The main polluting countries on the planet will cause extreme heat

Greenhouse gas emissions from the five most polluting emitters on the planet – China, the United States, the European Union (EU), India and Russia – will foreseeably increase the probability of reaching years of extreme heat by 2030, according to a study released in Nature.

Under current climate change commitments, emissions from these regions could double the number of countries that will experience extremely hot years, relative to other scenarios with no emissions from these top five polluters.

The Nature article indicates that the update of the commitments towards the mitigation of climate change was presented before the Cop26 held in Glasgow (Scotland) last November.

However, those commitments lagged far behind the targets set in the Paris Agreement in 2015 to limit global warming to 1.5 degrees compared to pre-industrial levels.

Expert Lea Beusch and a group of colleagues translated the historical emissions data, combined with the pre-Cop26 commitments of those top five emitters, into a projected warming at the country level by 2030.

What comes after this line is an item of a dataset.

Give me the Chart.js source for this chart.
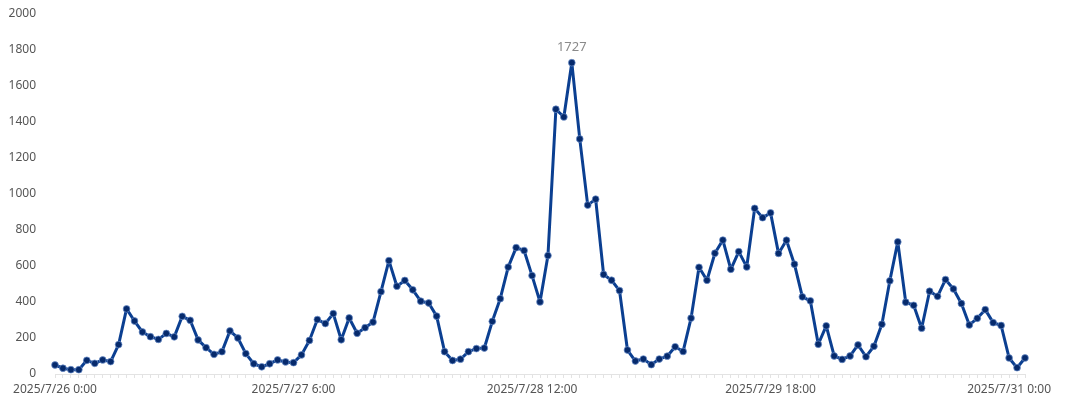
<!DOCTYPE html>
<html>
<head>
<meta charset="utf-8">
<script src="https://cdn.jsdelivr.net/npm/chart.js@4/dist/chart.umd.min.js"></script>
<style>
  html, body { margin: 0; padding: 0; background: #ffffff; }
  #wrap { width: 1080px; height: 405px; position: relative; }
</style>
</head>
<body>
<div id="wrap"><canvas id="c" width="1080" height="405"></canvas></div>
<script>
// ---- data ----
const startDay = 26;          // 2025/7/26 0:00, hourly points
const hourCount = 123;        // 7/26 0:00 .. 7/31 2:00
const categories = [];
for (let h = 0; h < hourCount; h++) {
  const d = startDay + Math.floor(h / 24);
  categories.push('2025/7/' + d + ' ' + (h % 24) + ':00');
}
const tickLabelIndexes = [0, 30, 60, 90, 120];
const yTicks = [0, 200, 400, 600, 800, 1000, 1200, 1400, 1600, 1800, 2000];
const values = [
  50, 32, 24, 24, 76, 59, 78, 69, 163, 361,
  294, 233, 207, 192, 225, 206, 320, 298, 189, 146,
  109, 124, 239, 200, 113, 57, 40, 57, 78, 67,
  63, 106, 186, 302, 280, 335, 190, 311, 226, 257,
  288, 457, 629, 487, 519, 467, 404, 394, 321, 124,
  75, 82, 124, 141, 144, 292, 418, 593, 701, 685,
  546, 400, 657, 1469, 1426, 1727, 1304, 937, 970, 552,
  520, 463, 133, 72, 83, 52, 83, 99, 151, 125,
  310, 592, 520, 670, 743, 581, 679, 594, 919, 867,
  894, 669, 742, 609, 428, 406, 165, 267, 100, 81,
  100, 161, 96, 154, 276, 517, 733, 398, 381, 254,
  459, 431, 524, 472, 391, 272, 309, 357, 285, 269,
  89, 35, 89
];

// draw the max value label above its point
const maxLabelPlugin = {
  id: 'maxLabel',
  afterDatasetsDraw(chart) {
    const meta = chart.getDatasetMeta(0);
    let mi = 0;
    values.forEach((v, i) => { if (v > values[mi]) mi = i; });
    const el = meta.data[mi];
    const ctx = chart.ctx;
    ctx.save();
    ctx.font = '13px "Noto Sans", sans-serif';
    ctx.fillStyle = '#8a8a8a';
    ctx.textAlign = 'center';
    ctx.textBaseline = 'bottom';
    ctx.fillText(String(values[mi]), el.x, el.y - 9);
    ctx.restore();
  }
};

new Chart(document.getElementById('c'), {
  type: 'line',
  data: {
    labels: categories,
    datasets: [{
      data: values,
      borderColor: '#0b3f91',
      borderWidth: 3,
      borderJoinStyle: 'round',
      borderCapStyle: 'round',
      tension: 0,
      pointRadius: 3.4,
      pointBackgroundColor: '#062a6c',
      pointBorderColor: 'rgba(110,145,205,0.7)',
      pointBorderWidth: 1,
      fill: false
    }]
  },
  options: {
    responsive: false,
    animation: false,
    layout: { padding: { top: 13.5, right: 55, bottom: 0, left: 0 } },
    plugins: { legend: { display: false }, tooltip: { enabled: false } },
    scales: {
      x: {
        type: 'category',
        offset: false,
        grid: { display: true, drawOnChartArea: false, drawTicks: true, tickLength: 4, color: '#e3e3e3' },
        border: { display: true, color: '#e3e3e3' },
        ticks: {
          autoSkip: false, maxRotation: 0, minRotation: 0, padding: 4,
          color: '#555', font: { family: '"Noto Sans", sans-serif', size: 12 },
          callback: (v, i) => tickLabelIndexes.includes(i) ? categories[i] : ''
        },
        afterFit: (s) => { s.height = 31; s.paddingRight = 0; }
      },
      y: {
        min: 0, max: 2000,
        afterBuildTicks: (s) => { s.ticks = yTicks.map(v => ({ value: v })); },
        grid: { display: false },
        border: { display: false },
        ticks: {
          padding: 11, color: '#555', font: { family: '"Noto Sans", sans-serif', size: 12 },
          callback: (v) => String(v)
        },
        afterFit: (s) => { s.width = 55; s.paddingTop = 0; s.paddingBottom = 0; }
      }
    }
  },
  plugins: [maxLabelPlugin]
});
</script>
</body>
</html>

They found that taking current climate commitments into account, 92% of the 165 countries studied will predictably experience extremely hot years, which typically only occur about once every century in a pre-industrial climate.

If emissions of these five pollutants are excluded from the equation, the number of countries that could be affected drops to 46%.

The latest estimates have been made based on a scenario that excludes emissions from those five locations after 1991, the time when the Intergovernmental Panel on Climate Change (IPCC) first reported human-caused climate effects.

The results underscore the importance of emissions reduction ambitions for the top five pollutants in order to lessen the effects of climate change over the next decade.